Court Round Up

Washington: State settles with inmate shackled during childbirth
SEATTLE (AP) — The Washington state Department of Corrections has settled for more than $100,000 with a former inmate who says she was shackled while she gave birth in 2007.

Casandra Brawley will receive $125,000 from the state to settle the lawsuit, which alleges Brawley was restrained as she gave birth to her son in a hospital in 2007.

Brawley was serving time for drug possession, possession of stolen property and theft.

Cases like Brawley’s prompted the state Legislature to pass legislation banning the shackling of female prisoners during childbirth.

Brawley’s attorney says her client is pleased she is being compensated for what she endured.

Corrections officials say the department is committed to improving conditions for mothers who are incarcerated.

Georgia: Probation for man in road rage stabbing case
ATLANTA (AP) — A plumber who was facing life in prison on a murder charge stemming from a 2007 road rage case will instead spend only a year on probation.

Thirty-eight-year-old Zakar Yasharahla pleaded guilty this week to a misdemeanor charge of involuntary manslaughter. Fulton County Superior Court Judge Michael Johnson sentenced him Monday.

He also got 250 hours of community service.

Witnesses told police Yasharahla stabbed 23-year-old Tony Newberry several times with a knife after he got out of the Jeep he was riding in with his wife and daughter.

Defense attorney Noah Pines said Yasharahla was defending himself against someone who appeared to be intoxicated.

A lawsuit filed by Newberry’s family against Yasharahla and Roto-Rooter, his former employer, is still pending in Fulton County.

Kansas: Son of slaying suspect to testify by remote TV

LYNDON, Kan. (AP) — An Osage County judge has ruled that a boy who was the only survivor during a rampage that left four family members dead will testify against his father next month via remote television.

The Topeka Capital-Journal reports that the judge ruled Wednesday that 11-year-old Sean Kahler will not have to be in court when he testifies June 22-23 in the preliminary hearing for his father, James Kraig Kahler.

The elder Kahler is charged with capital murder in the deaths of his wife, two daughters and his wife’s grandmother Nov. 28 at the grandmother’s home home in Burlingame.

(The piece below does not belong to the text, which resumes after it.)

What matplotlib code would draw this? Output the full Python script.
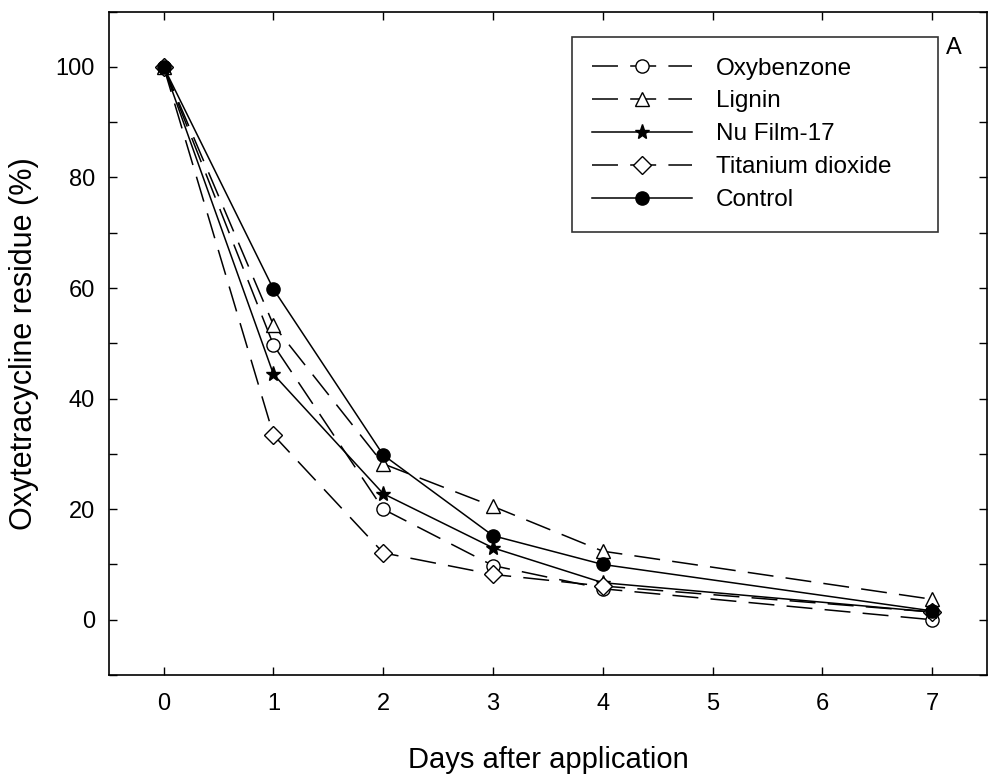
import matplotlib
matplotlib.use("Agg")
import matplotlib.pyplot as plt
from matplotlib.ticker import MultipleLocator

plt.rcParams['font.family'] = ['Liberation Sans', 'DejaVu Sans']

days = [0, 1, 2, 3, 4, 7]
oxybenzone = [100, 49.7, 20.0, 9.8, 5.6, 0.0]
lignin = [100, 53.3, 28.2, 20.5, 12.4, 3.7]
nufilm = [100, 44.4, 22.8, 13.0, 6.7, 1.4]
titanium = [100, 33.4, 12.1, 8.2, 6.1, 1.4]
control = [100, 59.8, 29.8, 15.2, 10.0, 1.6]

series = [
    ("Oxybenzone", oxybenzone, 'o', 'white', True, 9.5),
    ("Lignin", lignin, '^', 'white', True, 10),
    ("Nu Film-17", nufilm, '*', 'black', False, 11),
    ("Titanium dioxide", titanium, 'D', 'white', True, 9),
    ("Control", control, 'o', 'black', False, 9.5),
]

fig = plt.figure(figsize=(9.89, 7.75), dpi=100)
ax = fig.add_axes([0.110, 0.129, 0.888, 0.856])

for name, vals, mk, fc, dashed, ms in series:
    kw = dict(color='black', lw=1.1, marker=mk, markersize=ms,
              markerfacecolor=fc, markeredgecolor='black', markeredgewidth=1.0,
              label=name)
    line, = ax.plot(days, vals, **kw)
    if dashed:
        line.set_dashes((17, 8))

ax.set_xlim(-0.5, 7.5)
ax.set_ylim(-10, 110)
ax.set_xticks(range(0, 8))
ax.set_yticks([0, 20, 40, 60, 80, 100])
ax.yaxis.set_minor_locator(MultipleLocator(10))
ax.tick_params(which='both', direction='in', top=True, right=True,
               length=6, width=1.0, labelsize=17)
ax.tick_params(axis='x', pad=13)
ax.tick_params(axis='y', pad=10)
for s in ax.spines.values():
    s.set_linewidth(1.2)

ax.set_xlabel("Days after application", fontsize=21, labelpad=22)
ax.set_ylabel("Oxytetracycline residue (%)", fontsize=22, labelpad=12)

leg = ax.legend(loc='upper left', bbox_to_anchor=(0.527, 0.674, 0.417, 0.288),
                mode='expand',
                fontsize=17.5, frameon=True, fancybox=False, edgecolor='black',
                handlelength=4.1, handletextpad=1.0, labelspacing=0.45,
                borderpad=0.85, borderaxespad=0)
leg.get_frame().set_linewidth(1.2)

ax.text(0.962, 0.945, "A", transform=ax.transAxes, fontsize=17,
        ha='center', va='center')

fig.savefig("out.png", dpi=100)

Sean Kahler was able to flee uninjured from the home.

Kahler is the former director of the Water & Light Department in Columbia, Mo. His wife had filed for divorce in January 2009.

Kentucky: Former judge loses law license in vote fraud case
FRANKFORT, Ky. (AP) — The law license of a former judge from eastern Kentucky has been suspended in the wake of his conviction in a vote fraud case.

The Kentucky Supreme Court on Thursday barred R. Cletus Maricle of Manchester from practicing law pending further order of the court. A federal jury convicted Maricle in March on five counts related to a vote fraud scheme in Clay County.

Seven other people were also found guilty in what prosecutors called a conspiracy to buy and steal votes to gain power, jobs and contracts.

Sentencing for Maricle and his co-defendants is set for August.

Vermont: Feds say man plotted from jail, threatened girl

MONTPELIER, Vt. (AP) — Federal prosecutors say a Vermont man awaiting trial for the rape and killing of his 12-year-old niece plotted from his jail cell after being arrested, at one point soliciting a friend to send an e-mail message threatening to have a 9-year-old girl killed.

In a new court filing, they say Michael Jacques planned a series of communications that were intended to portray they came from a sex ring police have discredited as a fabrication. According to the filing, Jacques solicited a friend in Arizona to send the e-mails for him, but the friend cooperated with authorities and the plan was thwarted.

The 43-year-old man is facing the federal death penalty if convicted of the June 2008 kidnap, sexual assault and killing of Brooke Bennett.

West Virginia: Man admits threatening prospective jurors
CHARLESTON, W.Va. (AP) — A man who admitted threatening prospective jurors faces up to five years in prison.

The U.S. Attorney’s office says 33-year-old Daniel Lee Hall pleaded guilty Wednesday to mailing threatening letters in March 2009 to people on a list of prospective jurors for his trial on unspecified state charges.

Prosecutors say several people who received the letters refused to appear for jury duty. Hall’s trial had to be rescheduled.

Hall is scheduled to be sentenced on the federal charges on Aug. 31.